Di era burnout dan kebisingan digital, pengalaman bermain yang menenangkan, membingungkan, atau bahkan hanya “ada” menjadi bentuk pelarian yang relevan.

Tantangan & Masa Depan Game Non-Konvensional

Tentu saja, pendekatan ini tak lepas dari kritik. Banyak yang mempertanyakan apakah game semacam ini layak disebut game. Kurangnya interaktivitas, gameplay yang “pasif”, atau durasi pendek sering jadi sasaran kritik.

Namun, seperti film eksperimental dalam dunia sinema, game-game ini punya tempat tersendiri. Mereka memperluas batas definisi “game”, mendorong perbincangan baru, dan membuka jalan bagi bentuk ekspresi yang lebih bebas.

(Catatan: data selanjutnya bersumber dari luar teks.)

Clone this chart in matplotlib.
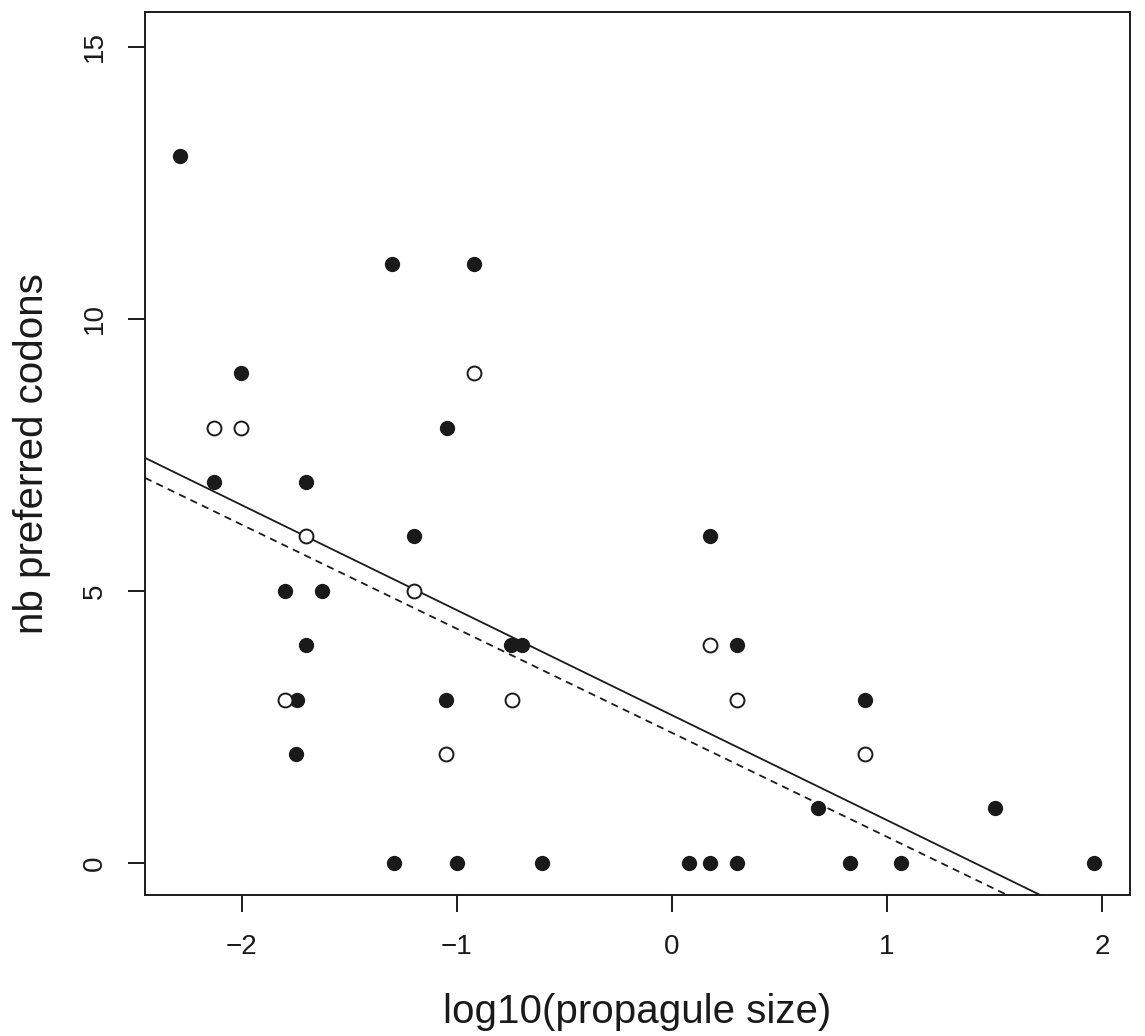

Dengan semakin banyaknya platform distribusi digital dan komunitas yang mendukung, game-game non-konvensional ini tampaknya akan terus bertumbuh. Mungkin bukan untuk semua orang, tapi keberadaannya penting sebagai pengingat: bahwa bermain bisa berarti banyak hal.

Kesimpulan

Ketika game menolak menjadi “game” dalam pengertian tradisional, justru di situlah kita menemukan bentuk-bentuk paling jujur dari ekspresi kreatif. Mereka tidak hadir untuk membuat kita menang, tapi untuk membuat kita merasakan, berpikir, atau sekadar diam dan mengamati.

Dunia game sedang berubah. Dan perubahan ini membuka kemungkinan-kemungkinan yang mengejutkan—bahkan untuk genre yang katanya sudah mati.